Four Injuries

USFS Snow Rangers and the Mount Washington Volunteer Ski Patrol assisted with four injured visitors. Each patient was able to evacuate themselves without further assistance beyond Hermit Lake. The first patient was a participant in the Inferno pentathlon who fell during the ski leg and dislocated his shoulder. The dislocation was reduced and the shoulder immobilized. The second patient fell while climbing Left Gully, sustaining abrasions to both forearms as a result of his efforts attempting to self-arrest without an ice axe. The third patient fell while climbing above Lunch Rocks. He also dislocated his shoulder; this dislocation was reduced and immobilized for his walk to Pinkham.

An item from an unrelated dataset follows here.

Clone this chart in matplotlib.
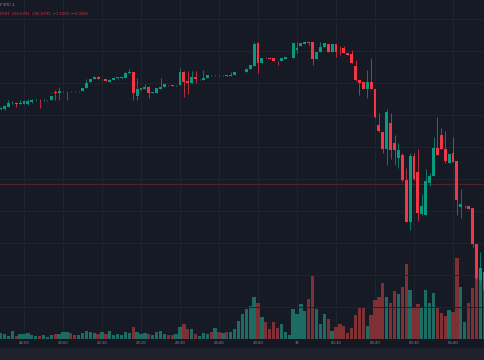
import matplotlib
matplotlib.use("Agg")
import matplotlib.pyplot as plt
from matplotlib.patches import Rectangle
import numpy as np

# 1-minute candles, 22:44 -> 00:48
opens = [66.39, 66.39, 66.51, 66.76, 66.76, 66.73, 66.70, 66.70, 66.83, 66.95,
         66.95, 66.92, 66.92, 66.95, 67.45, 67.39, 67.51, 67.51, 67.51, 67.51,
         67.49, 67.51, 67.70, 68.08, 68.26, 68.39, 68.26, 68.26, 68.08, 68.23,
         68.33, 68.33, 68.33, 68.64, 68.70, 67.20, 67.58, 67.64, 67.76, 67.39,
         67.39, 67.64, 67.76, 67.89, 67.86, 67.86, 67.89, 68.70, 68.14, 68.01,
         68.39, 68.26, 68.20, 68.33, 68.51, 68.49, 68.51, 68.49, 68.51, 68.48,
         68.51, 68.70, 68.67, 68.70, 68.89, 69.08, 70.51, 69.26, 69.58, 69.58,
         69.58, 69.39, 69.39, 69.51, 69.63, 69.58, 70.08, 70.33, 70.45, 70.58,
         70.58, 69.51, 69.95, 70.26, 70.45, 69.95, 70.45, 70.20, 70.20, 69.89,
         69.83, 69.08, 68.20, 68.08, 67.64, 68.08, 67.64, 65.39, 64.95, 63.89,
         65.51, 64.26, 63.33, 63.51, 61.95, 59.33, 63.45, 62.45, 59.83, 59.76,
         61.76, 62.20, 63.95, 64.76, 63.89, 63.01, 63.64, 63.14, 60.26, 60.26,
         60.33, 60.20, 57.95, 55.70, 56.20]
highs = [66.51, 66.64, 66.95, 66.89, 66.83, 66.95, 66.95, 67.01, 67.01, 67.01,
         67.01, 67.01, 66.98, 67.23, 67.58, 67.76, 67.54, 67.54, 67.54, 67.54,
         67.54, 67.70, 68.26, 68.29, 68.42, 68.45, 68.29, 68.29, 68.26, 68.36,
         68.36, 68.36, 68.67, 68.89, 68.70, 68.33, 67.70, 67.95, 67.83, 67.45,
         67.73, 68.33, 67.95, 67.89, 67.89, 67.89, 68.95, 68.76, 68.76, 68.76,
         68.76, 68.29, 68.83, 68.51, 68.53, 68.53, 68.53, 68.53, 68.53, 68.70,
         68.70, 68.73, 68.73, 68.89, 69.14, 70.58, 70.58, 69.58, 69.61, 69.61,
         69.58, 69.39, 69.58, 69.64, 69.66, 70.51, 70.58, 70.51, 70.61, 70.58,
         70.58, 69.95, 70.58, 70.54, 70.45, 70.45, 70.45, 70.33, 70.33, 69.89,
         70.08, 69.45, 68.20, 68.08, 68.83, 69.58, 67.64, 66.14, 64.95, 66.39,
         66.14, 64.76, 64.26, 63.64, 62.70, 63.64, 63.64, 63.89, 61.08, 62.64,
         62.39, 64.64, 65.89, 65.20, 65.01, 63.58, 64.64, 63.14, 61.39, 60.39,
         60.33, 60.20, 57.95, 57.45, 56.33]
lows = [66.33, 66.33, 66.51, 66.70, 66.51, 66.70, 66.70, 66.64, 66.76, 66.89,
        66.45, 66.89, 66.89, 66.95, 66.95, 66.95, 67.48, 66.95, 67.48, 67.48,
        67.48, 67.51, 67.70, 68.08, 68.26, 68.26, 68.23, 68.11, 68.08, 68.23,
        68.29, 68.29, 68.33, 68.64, 66.95, 66.95, 67.58, 67.64, 67.08, 67.39,
        67.39, 67.64, 67.76, 67.83, 67.83, 67.83, 67.89, 67.14, 67.33, 68.01,
        68.01, 68.23, 68.20, 68.33, 68.47, 68.47, 68.47, 68.47, 68.46, 68.46,
        68.51, 68.68, 68.67, 68.70, 68.89, 69.08, 68.64, 69.26, 69.56, 69.51,
        69.39, 69.14, 69.39, 69.51, 69.62, 69.58, 69.89, 70.33, 70.45, 70.39,
        69.14, 69.51, 69.95, 70.26, 69.95, 69.95, 69.64, 69.76, 69.89, 69.76,
        69.26, 68.14, 67.26, 67.64, 67.08, 67.64, 65.83, 64.95, 63.64, 62.89,
        63.26, 62.89, 62.70, 61.83, 59.33, 58.83, 61.95, 59.39, 59.76, 59.76,
        61.58, 62.20, 63.51, 63.89, 63.01, 63.01, 63.08, 59.76, 59.58, 60.20,
        60.14, 57.76, 55.70, 55.58, 54.95]
closes = [66.45, 66.58, 66.76, 66.76, 66.73, 66.76, 66.89, 66.89, 66.95, 66.95,
          66.92, 66.95, 66.95, 67.20, 67.36, 67.51, 67.51, 67.51, 67.49, 67.49,
          67.51, 67.70, 68.01, 68.26, 68.39, 68.26, 68.26, 68.14, 68.23, 68.33,
          68.33, 68.33, 68.64, 68.70, 67.39, 67.64, 67.70, 67.76, 67.39, 67.45,
          67.70, 67.76, 67.95, 67.86, 67.83, 67.89, 68.70, 68.08, 68.01, 68.39,
          68.26, 68.26, 68.33, 68.51, 68.49, 68.51, 68.49, 68.51, 68.48, 68.51,
          68.70, 68.71, 68.70, 68.89, 69.14, 70.45, 69.26, 69.58, 69.56, 69.51,
          69.39, 69.36, 69.58, 69.64, 69.65, 70.51, 70.20, 70.51, 70.58, 70.51,
          69.51, 69.95, 70.26, 70.51, 69.95, 70.45, 69.95, 70.17, 69.89, 69.76,
          69.26, 68.20, 68.01, 67.64, 68.08, 67.64, 65.89, 65.01, 63.89, 66.20,
          63.83, 63.83, 63.83, 61.95, 59.33, 63.45, 62.01, 59.89, 60.33, 61.89,
          62.20, 63.95, 63.51, 63.89, 63.14, 63.58, 63.08, 60.70, 60.45, 60.29,
          60.14, 57.95, 55.83, 56.45, 55.08]
volumes = [60, 50, 30, 80, 30, 50, 50, 60, 40, 30, 30, 40, 20, 40, 50, 50, 70, 70, 60, 40,
           40, 60, 80, 70, 60, 50, 70, 50, 80, 40, 50, 40, 70, 60, 120, 70, 50, 60, 50, 40,
           70, 80, 50, 40, 40, 50, 120, 150, 100, 100, 50, 30, 60, 50, 70, 110, 70, 60, 70, 70,
           100, 180, 250, 300, 330, 420, 360, 220, 170, 100, 170, 110, 150, 70, 40, 300, 250, 350, 280, 400,
           630, 300, 150, 250, 200, 80, 120, 150, 130, 60, 110, 240, 310, 310, 130, 240, 390, 420, 560, 420,
           360, 480, 450, 520, 750, 490, 320, 350, 320, 490, 360, 460, 320, 260, 230, 290, 270, 810, 520, 170,
           360, 510, 610, 690, 660]

tick_pos = [6, 16, 26, 36, 46, 56, 66, 76, 86, 96, 106, 116]
tick_labels = ["22:50", "23:00", "23:10", "23:20", "23:30", "23:40", "23:50",
               "30", "00:10", "00:20", "00:30", "00:40"]
price_line = 61.7

BG = "#161a25"
UP, DOWN = "#089981", "#f23645"
UP_VOL, DOWN_VOL = "#1d6c64", "#7e3035"

o = np.array(opens); h = np.array(highs); l = np.array(lows); c = np.array(closes)
v = np.array(volumes)
x = np.arange(len(o))
up = c >= o
col = np.where(up, UP, DOWN)
vcol = np.where(up, UP_VOL, DOWN_VOL)

fig = plt.figure(figsize=(4.85, 3.6), dpi=100, facecolor="#141822")
fig.patches.append(Rectangle((0, 0), 1, 12 / 360, transform=fig.transFigure,
                             facecolor="#1e222d", edgecolor="none", zorder=0))
rect = [0, 21 / 360, 1, 339 / 360]

# volume underneath
axv = fig.add_axes(rect, zorder=1)
axv.set_facecolor(BG)
axv.bar(x, v, width=0.86, color=vcol, linewidth=0)
axv.set_ylim(0, 3390)
axv.set_xlim(-0.154, 124.2)
axv.set_yticks([])
axv.set_xticks(tick_pos)
axv.set_xticklabels(tick_labels)
axv.tick_params(axis="x", length=0, pad=1.6, labelsize=2.7, labelcolor="#8a8e99")
axv.grid(axis="x", color="#1f2430", lw=0.7)
axv.set_axisbelow(True)
for s in axv.spines.values():
    s.set_visible(False)

# price on top
ax = fig.add_axes(rect, zorder=2)
ax.patch.set_visible(False)
ax.vlines(x, l, h, colors=col, lw=0.7, alpha=0.75)
body = np.maximum(np.abs(c - o), 0.03)
ax.bar(x, body, bottom=np.minimum(o, c), width=0.74, color=col, linewidth=0)
ax.axhline(price_line, color="#4e212b", lw=0.8, zorder=0)
ax.set_xlim(-0.154, 124.2)
ax.set_ylim(52.01, 73.2)
ax.set_yticks(np.arange(54, 74, 2))
ax.grid(axis="y", color="#1f2430", lw=0.7)
ax.set_axisbelow(True)
ax.set_xticks([])
ax.tick_params(axis="y", length=0, labelleft=False)
for s in ax.spines.values():
    s.set_visible(False)

fig.text(0.0, 1 - 5 / 360, "F BTC-1", fontsize=2.7, color="#9598a1", va="center")
fig.text(0.0, 1 - 14 / 360, "5591  L55.6791  C55.6791  \u22121.1505 (\u22122.04%)",
         fontsize=2.7, color="#d23a47", va="center")

fig.savefig("out.png", dpi=100, facecolor=fig.get_facecolor())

The fourth incident of the day is worthy of further analysis. This skier began to descend the Lip in the late afternoon when he realized the surface was much more firm and steep than he had anticipated. At some point before descending, he dropped his ski poles down the Lip, stepped out of his skis, and began to climb back upward to the ridge. He traversed over to the top of the Sluice, where conditions were not much better than in the Lip. Upon descending, he lost control and began a tumbling fall that ended just short of Lunch Rocks. He was able to walk himself down the Snow Ranger Quarters at Hermit Lake where he was examined by Snow Rangers and the MWVSP. It was determined he may have suffered a minor concussion but was otherwise all right. At the request of the caregivers, he returned later in the evening for a follow-up evaluation before spending the night at his shelter. This incident involves a few common hazards we see each spring. First, when the sun begins to set behind the ridge, the snow surface can quickly turn very icy and slick. Second is descending an unknown route without first climbing it to determine its nature. The Sluice is every bit as steep as the Lip, but also has cliffs and a runout into Lunch Rocks making falls especially precarious. Skiing at the top of your ability in unfamiliar terrain without poles and with a large pack can be very challenging; sometimes walking down can be a good option. Kudos to the patient’s friends for encouraging him to get checked out by trained personnel.